Sunday, February 25, 2007

Finally, more switches installed...

Yay, got a few hours this afternoon with the kid asleep and the wife busy enough elsewhere that I could install some of the switches I bought from Fry's in Austin several weeks ago. My first priority was to address lights that are used most often (and thus, left on by my wife most often!). So, I installed switches on her closet in the bedroom, her closet in the bathroom, my closet in the bathroom, and the main light in the bathroom (as well as a slave in the 3-way for the main bathroom switch). Programming these are straightforward as I don't need to the send any links, and they only need to receive All Off and Bedtime links.

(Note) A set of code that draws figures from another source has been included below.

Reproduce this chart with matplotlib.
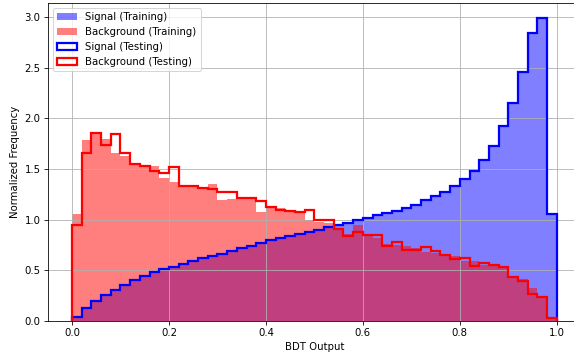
import numpy as np
import matplotlib
matplotlib.use("Agg")
import matplotlib.pyplot as plt

# 50 equal bins on [0, 1]
BIN_EDGES = np.linspace(0.0, 1.0, 51)

# normalized counts, one value per bin
sig_train = [0.04, 0.13, 0.20, 0.26, 0.31, 0.36, 0.40, 0.44, 0.48, 0.51,
             0.53, 0.56, 0.59, 0.62, 0.64, 0.66, 0.69, 0.72, 0.74, 0.77,
             0.80, 0.82, 0.84, 0.86, 0.88, 0.90, 0.93, 0.95, 0.97, 1.00,
             1.02, 1.05, 1.07, 1.09, 1.12, 1.15, 1.19, 1.23, 1.27, 1.33,
             1.40, 1.48, 1.59, 1.73, 1.93, 2.15, 2.46, 2.84, 2.99, 1.06]

bkg_train = [1.06, 1.79, 1.85, 1.80, 1.66, 1.63, 1.55, 1.53, 1.53, 1.41,
             1.37, 1.33, 1.32, 1.30, 1.35, 1.19, 1.20, 1.20, 1.21, 1.08,
             1.12, 1.12, 1.10, 1.07, 1.00, 0.98, 0.97, 0.92, 0.86, 0.95,
             0.84, 0.82, 0.76, 0.75, 0.74, 0.72, 0.68, 0.67, 0.65, 0.64,
             0.59, 0.59, 0.55, 0.54, 0.52, 0.44, 0.41, 0.33, 0.23, 0.04]

sig_test = [0.04, 0.13, 0.20, 0.26, 0.31, 0.36, 0.40, 0.44, 0.48, 0.51,
            0.53, 0.56, 0.59, 0.62, 0.64, 0.66, 0.69, 0.72, 0.74, 0.77,
            0.80, 0.82, 0.84, 0.86, 0.88, 0.90, 0.93, 0.95, 0.97, 1.00,
            1.02, 1.05, 1.07, 1.09, 1.12, 1.15, 1.19, 1.23, 1.27, 1.33,
            1.40, 1.48, 1.59, 1.73, 1.93, 2.15, 2.46, 2.84, 2.99, 1.06]

bkg_test = [0.95, 1.66, 1.86, 1.74, 1.85, 1.66, 1.55, 1.53, 1.48, 1.46,
            1.52, 1.33, 1.33, 1.31, 1.30, 1.27, 1.27, 1.21, 1.21, 1.18,
            1.13, 1.10, 1.09, 1.08, 1.10, 1.00, 1.00, 0.91, 0.84, 0.88,
            0.85, 0.85, 0.74, 0.78, 0.70, 0.70, 0.73, 0.69, 0.65, 0.61,
            0.62, 0.54, 0.57, 0.55, 0.53, 0.43, 0.39, 0.27, 0.24, 0.03]

DPI = 73
W, H = 574, 352


def main():
    centers = 0.5 * (BIN_EDGES[:-1] + BIN_EDGES[1:])

    # lower dpi => text and lines come out at the reference's (shrunken) scale
    fig = plt.figure(figsize=(W / DPI, H / DPI), dpi=DPI)
    # the reference is cropped: right spine sits just past the image edge
    ax = fig.add_axes([47.75 / W, 31 / H, (581 - 47.75) / W, (349 - 31) / H])

    ax.hist(centers, bins=BIN_EDGES, weights=sig_train, color='blue',
            alpha=0.5, label='Signal (Training)')
    ax.hist(centers, bins=BIN_EDGES, weights=bkg_train, color='red',
            alpha=0.5, label='Background (Training)')
    ax.hist(centers, bins=BIN_EDGES, weights=sig_test, histtype='step',
            color='blue', linewidth=2.2, label='Signal (Testing)')
    ax.hist(centers, bins=BIN_EDGES, weights=bkg_test, histtype='step',
            color='red', linewidth=2.2, label='Background (Testing)')

    ax.set_xlabel('BDT Output')
    ax.set_ylabel('Normalized Frequency')
    ax.legend(loc='upper left')
    ax.grid(True)

    fig.savefig('out.png', dpi=DPI)


if __name__ == '__main__':
    main()
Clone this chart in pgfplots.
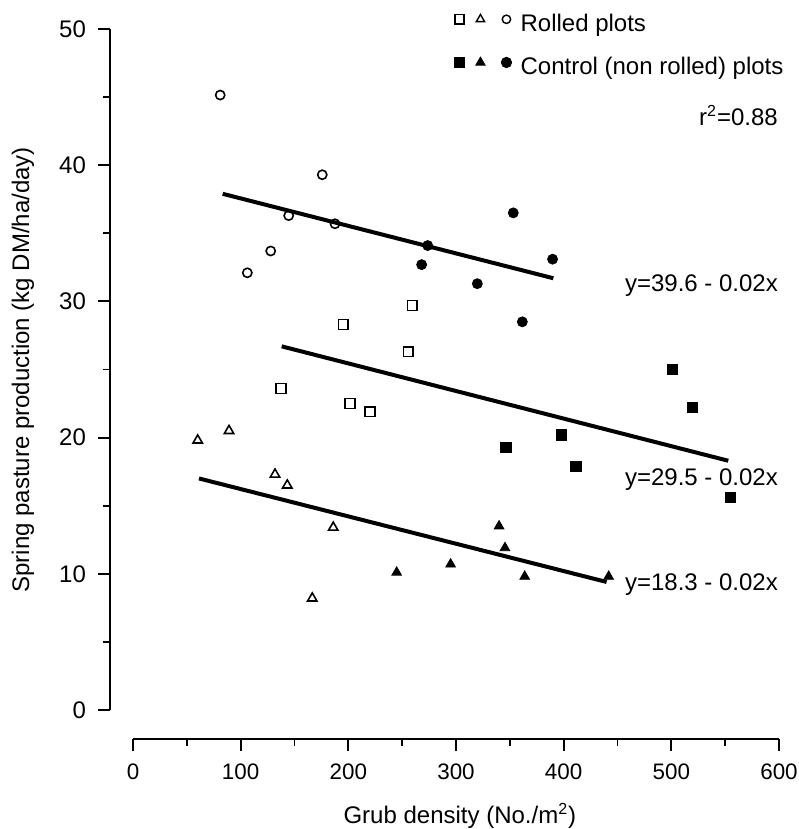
\documentclass[border=0pt]{standalone}
\usepackage{fontspec}
\setmainfont{Liberation Sans}
\usepackage{pgfplots}
\pgfplotsset{compat=1.18}

\begin{document}
\begin{tikzpicture}[font=\fontsize{12}{14.4}\selectfont]
% page frame, in the reference's proportions (1px = 0.5pt)
\useasboundingbox (-55pt,-45pt) rectangle (344pt,369.5pt);
\begin{axis}[
  scale only axis, width=334.5pt, height=355pt,
  xmin=-21.36, xmax=600, ymin=-2.129, ymax=50,
  axis x line=bottom, axis y line=left,
  axis line style={-, line width=1pt},
  x axis line style={shorten <=11.5pt},
  y axis line style={shorten <=14.5pt},
  xtick={0,100,...,600}, ytick={0,10,...,50},
  minor xtick={50,150,...,550}, minor ytick={5,15,...,45},
  tick align=outside,
  major tick length=6pt, minor tick length=3.5pt,
  every tick/.style={black, line width=1pt},
  every minor tick/.style={black, line width=0.9pt},
  /pgf/number format/assume math mode=true,
  xticklabel style={yshift=-3pt, font=\fontsize{11.2}{13.4}\selectfont},
  yticklabel style={xshift=-2.5pt},
  xlabel={Grub density (No./m\textsuperscript{2})},
  ylabel={Spring pasture production (kg DM/ha/day)},
  every axis x label/.style={at={(axis description cs:0.523,0)}, anchor=center, yshift=-38.5pt},
  every axis y label/.style={at={(axis description cs:0,0.52)}, xshift=-43.5pt, anchor=center, rotate=90},
  clip=false,
  legend style={at={(axis cs:298,51.3)}, anchor=north west, draw=none, fill=none,
    inner sep=0pt, row sep=9.5pt, nodes={inner sep=1pt},
    /tikz/every odd column/.append style={column sep=3.5pt}},
  legend cell align=left,
  openmk/.style={only marks, black, line width=0.8pt, fill=white},
  fullmk/.style={only marks, black, line width=0.4pt, fill=black},
]
% regression lines
\addplot[black, line width=2pt, forget plot] coordinates {(83.3,37.9) (390.4,31.7)};
\addplot[black, line width=2pt, forget plot] coordinates {(138.1,26.7) (552.9,18.3)};
\addplot[black, line width=2pt, forget plot] coordinates {(61.3,17.0) (439.9,9.4)};

% rolled plots
\addplot[openmk, mark=square, mark size=2.45pt, forget plot] coordinates {
  (137.5,23.6) (195.3,28.3) (201.5,22.5) (220.1,21.9) (255.7,26.3) (259.4,29.7)};
\addplot[openmk, mark=triangle, mark size=2.7pt, forget plot] coordinates {
  (60.1,19.8) (89.2,20.5) (131.9,17.3) (143.3,16.5) (186.0,13.4) (166.5,8.2)};
\addplot[openmk, mark=o, mark size=2.3pt, forget plot] coordinates {
  (81.0,45.15) (106.2,32.1) (127.9,33.7) (144.6,36.3) (175.8,39.3) (187.6,35.7)};

% control (non rolled) plots
\addplot[fullmk, mark=square*, mark size=2.6pt, forget plot] coordinates {
  (346.4,19.3) (397.8,20.2) (411.5,17.9) (501.2,25.0) (519.5,22.2) (555.1,15.6)};
\addplot[fullmk, mark=triangle*, mark size=2.8pt, forget plot] coordinates {
  (244.9,10.1) (295.0,10.7) (340.0,13.5) (345.5,11.9) (363.8,9.8) (441.8,9.8)};
\addplot[fullmk, mark=*, mark size=2.5pt, forget plot] coordinates {
  (268.1,32.7) (273.7,34.1) (319.8,31.3) (353.2,36.5) (361.6,28.5) (389.7,33.1)};

% legend: three marks per entry
\addlegendimage{legend image code/.code={
  \draw[black, line width=0.7pt, fill=white] plot[only marks, mark=square, mark size=2.3pt] coordinates {(0pt,2.3pt)};
  \draw[black, line width=0.7pt, fill=white] plot[only marks, mark=triangle, mark size=2.4pt] coordinates {(10.5pt,2.3pt)};
  \draw[black, line width=0.7pt, fill=white] plot[only marks, mark=o, mark size=2.1pt] coordinates {(23.5pt,2.3pt)};}}
\addlegendentry{Rolled plots}
\addlegendimage{legend image code/.code={
  \draw[black, fill=black] plot[only marks, mark=square*, mark size=2.6pt] coordinates {(0pt,2.4pt)};
  \draw[black, fill=black] plot[only marks, mark=triangle*, mark size=2.7pt] coordinates {(10.5pt,2.4pt)};
  \draw[black, fill=black] plot[only marks, mark=*, mark size=2.6pt] coordinates {(23.5pt,2.4pt)};}}
\addlegendentry{Control (non rolled) plots}

% fit statistics and equations
\node[anchor=base east, inner sep=0pt] at (axis cs:599.3,42.95) {r\textsuperscript{2}=0.88};
\node[anchor=base east, inner sep=0pt] at (axis cs:599.3,30.7) {y=39.6 - 0.02x};
\node[anchor=base east, inner sep=0pt] at (axis cs:599.3,16.45) {y=29.5 - 0.02x};
\node[anchor=base east, inner sep=0pt] at (axis cs:599.3,8.76) {y=18.3 - 0.02x};
\end{axis}
\end{tikzpicture}
\end{document}
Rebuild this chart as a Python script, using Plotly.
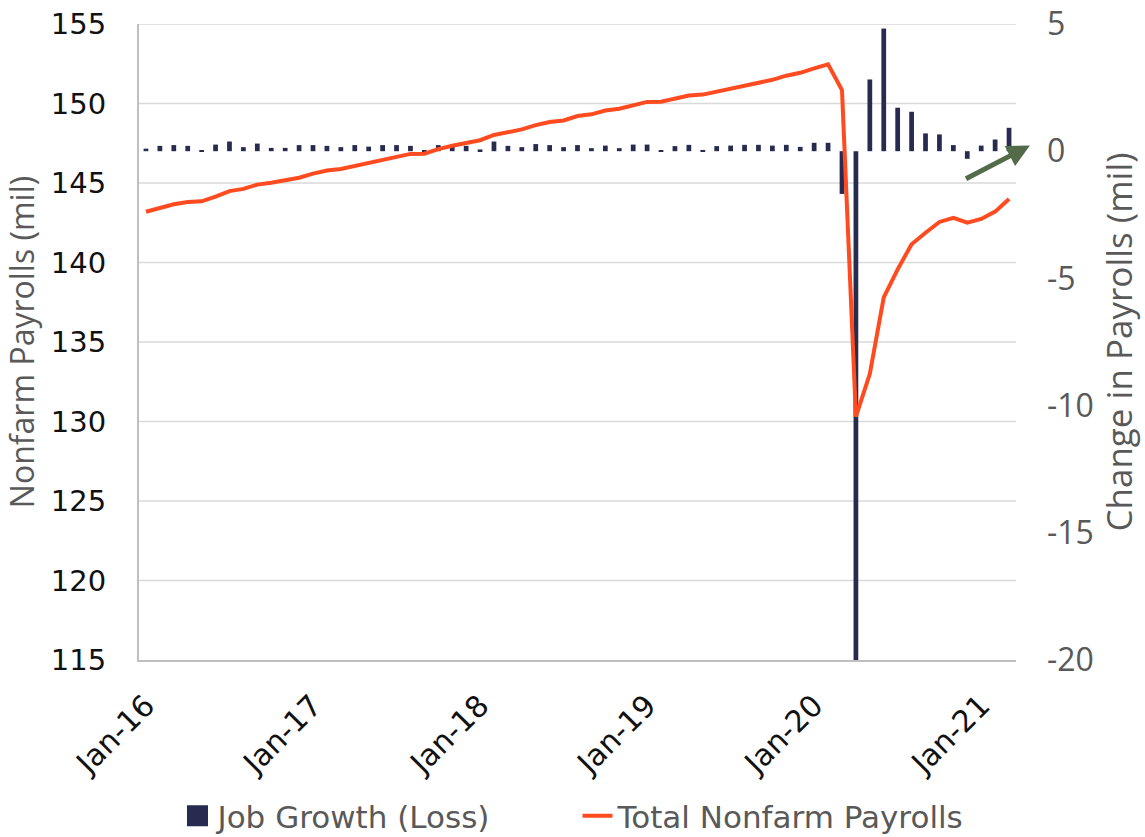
import plotly.graph_objects as go

# Monthly categories, Jan-16 through Mar-21
months = [f"{m}-{y}" for y in range(16, 22) for m in
          ["Jan", "Feb", "Mar", "Apr", "May", "Jun", "Jul", "Aug", "Sep", "Oct", "Nov", "Dec"]][:63]

# Total nonfarm payrolls (millions)
payrolls = [
    143.19, 143.43, 143.66, 143.81, 143.85, 144.14, 144.49, 144.63, 144.90, 145.02, 145.17, 145.33,
    145.59, 145.78, 145.88, 146.07, 146.25, 146.47, 146.66, 146.83, 146.84, 147.13, 147.34, 147.52,
    147.69, 148.02, 148.21, 148.37, 148.64, 148.84, 148.93, 149.21, 149.32, 149.56, 149.67, 149.89,
    150.10, 150.11, 150.28, 150.50, 150.56, 150.74, 150.91, 151.13, 151.33, 151.49, 151.75, 151.93,
    152.21, 152.46, 150.85, 130.30, 133.00, 137.81, 139.57, 141.15, 141.87, 142.55, 142.81, 142.50,
    142.74, 143.20, 144.00,
]

# Month-over-month job growth (loss), millions
job_growth = [
    0.10, 0.21, 0.24, 0.21, 0.04, 0.26, 0.38, 0.16, 0.30, 0.13, 0.13, 0.24,
    0.24, 0.21, 0.16, 0.24, 0.18, 0.24, 0.24, 0.21, 0.02, 0.24, 0.24, 0.21,
    0.07, 0.38, 0.21, 0.16, 0.28, 0.24, 0.16, 0.24, 0.12, 0.22, 0.12, 0.26,
    0.26, 0.02, 0.20, 0.25, 0.05, 0.20, 0.22, 0.25, 0.25, 0.22, 0.25, 0.17,
    0.33, 0.33, -1.68, -20.50, 2.82, 4.82, 1.71, 1.55, 0.70, 0.66, 0.24, -0.30,
    0.22, 0.46, 0.92,
]

x_ticks = ["Jan-16", "Jan-17", "Jan-18", "Jan-19", "Jan-20", "Jan-21"]
left_ticks = [115, 120, 125, 130, 135, 140, 145, 150, 155]
right_ticks = [-20, -15, -10, -5, 0, 5]

NAVY = "#262B4F"
ORANGE = "#FF4B1F"
GREY_TXT = "#595959"
TICK_FONT = "DejaVu Sans"
TITLE_FONT = "Open Sans"

fig = go.Figure()

fig.add_trace(go.Bar(
    x=months, y=job_growth, name="Job Growth (Loss)",
    marker=dict(color=NAVY, line=dict(width=0)),
    yaxis="y", showlegend=False,
))
# Legend entry for the bars, drawn as a larger square swatch
fig.add_trace(go.Scatter(
    x=[None], y=[None], name="Job Growth (Loss)", mode="markers",
    marker=dict(symbol="square", size=16, color=NAVY, line=dict(color=NAVY, width=5)),
    yaxis="y",
))
fig.add_trace(go.Scatter(
    x=months, y=payrolls, name="Total Nonfarm Payrolls",
    mode="lines", line=dict(color=ORANGE, width=4),
    yaxis="y2",
))

# Horizontal gridlines at the left-axis ticks, kept beneath all traces
for t in left_ticks[1:]:
    fig.add_shape(type="line", xref="paper", x0=0, x1=1, yref="y2", y0=t, y1=t,
                  line=dict(color="#D9D9D9", width=1.5), layer="below")

# Upward trend arrow
fig.add_annotation(
    x=63.5, y=0.22, ax=58.8, ay=-1.11,
    xref="x", yref="y", axref="x", ayref="y",
    text="", showarrow=True, arrowhead=2, arrowsize=0.9, arrowwidth=5,
    arrowcolor="#546B4A",
)

fig.update_layout(
    width=1145, height=837,
    margin=dict(l=139, r=129, t=24, b=177, autoexpand=False),
    plot_bgcolor="white", paper_bgcolor="white",
    bargap=0.66,
    showlegend=True,
    legend=dict(orientation="h", x=0.5, xanchor="center", xref="paper",
                y=1 - 816 / 837, yanchor="middle", yref="container",
                font=dict(family=TICK_FONT, size=31, color=GREY_TXT),
                entrywidth=355, entrywidthmode="pixels",
                itemwidth=30, tracegroupgap=0, traceorder="normal"),
    xaxis=dict(
        type="category", range=[-0.5, 62.5], automargin=False,
        tickmode="array", tickvals=x_ticks, ticktext=x_ticks,
        tickangle=-45, tickfont=dict(family=TICK_FONT, size=30, color="#111111"),
        ticklabelstandoff=14,
        showgrid=False, showline=True, linecolor="#BFBFBF", linewidth=2,
        ticks="", zeroline=False,
    ),
    yaxis=dict(
        side="right", range=[-20, 5], automargin=False,
        tickmode="array", tickvals=right_ticks, ticktext=[str(v) for v in right_ticks],
        tickfont=dict(family=TITLE_FONT, size=32, color=GREY_TXT),
        ticklabelstandoff=30,
        title=dict(text="Change in Payrolls (mil)",
                   font=dict(family=TITLE_FONT, size=35, color=GREY_TXT), standoff=14),
        showgrid=False, zeroline=False, showline=False, ticks="",
    ),
    yaxis2=dict(
        side="left", overlaying="y", range=[115, 155], automargin=False,
        tickvals=left_ticks,
        tickfont=dict(family=TICK_FONT, size=29, color="#111111"),
        ticklabelstandoff=25,
        title=dict(text="Nonfarm Payrolls (mil)",
                   font=dict(family=TITLE_FONT, size=32, color=GREY_TXT), standoff=16),
        showgrid=False, zeroline=False, showline=True, linecolor="#BFBFBF", linewidth=2,
        ticks="",
    ),
)

fig.write_html("out.html")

This brings my total up 17 UPB devices, 2 of which are slave switches (bathroom, living room), and 2 of which do not control loads (tabletop controllers on our nightstands), so maybe it's more correct to say 13 UPB controlled loads. I still have left to install 4 more US11-30's from Fry's, a single US-240 that I have leftover from starter kits, and a slave switch for the top of the stairs. For self-documentation purposes, here's where I want to install the switches:
Slave - top of stairs
US2-40: playroom, so I can control living room lights from there as well
US11-30's x 4: laundry room, garage light, dining room, office

EDIT: rather than the garage light, I think I would rather do the front porch exterior light

On more philosophical notes, I continue to reference Smart Home Hacks (the book that got me into this mess in the first place) on a regular basis for ideas on what I could/should be doing. I do have a list of ideas somewhere (and it should be here at some point), but simply lack the free time to implement these for now. As I read through the book more and more, I wonder more and more why the author chose to make the large majority (>90%) or his examples using software that is only Mac compatible. I think it would have served him equally well or better to write his scripts in a PC based software (such as HomeSeer), or at least to make equivalent scripts available over the website. At least that way, I could have a good reference (again, lack of basic VB skills on my part) for the logic that I want to perform. OK, I'm off my soapbox.

3 Comments:

At 12:11 PM, Blogger Dave said...

Keep posting, this is a Great source for information!
Dave

 
At 10:45 AM, Blogger Drecos said...

Why didn't you choosed X10 switchs?

___________________________
Crazy about Home Automation

 
At 6:26 PM, Blogger Adam said...

X10 wasn't really for me... there are a lot of people who have it rock solid after much time and effort, and there are those that have a 70% response rate. I was willing to spend a little more for more reliability with UPB. As it turns out, there is so much noise on my power lines that it interrupts even UPB, so there's no way X10 would have worked for me.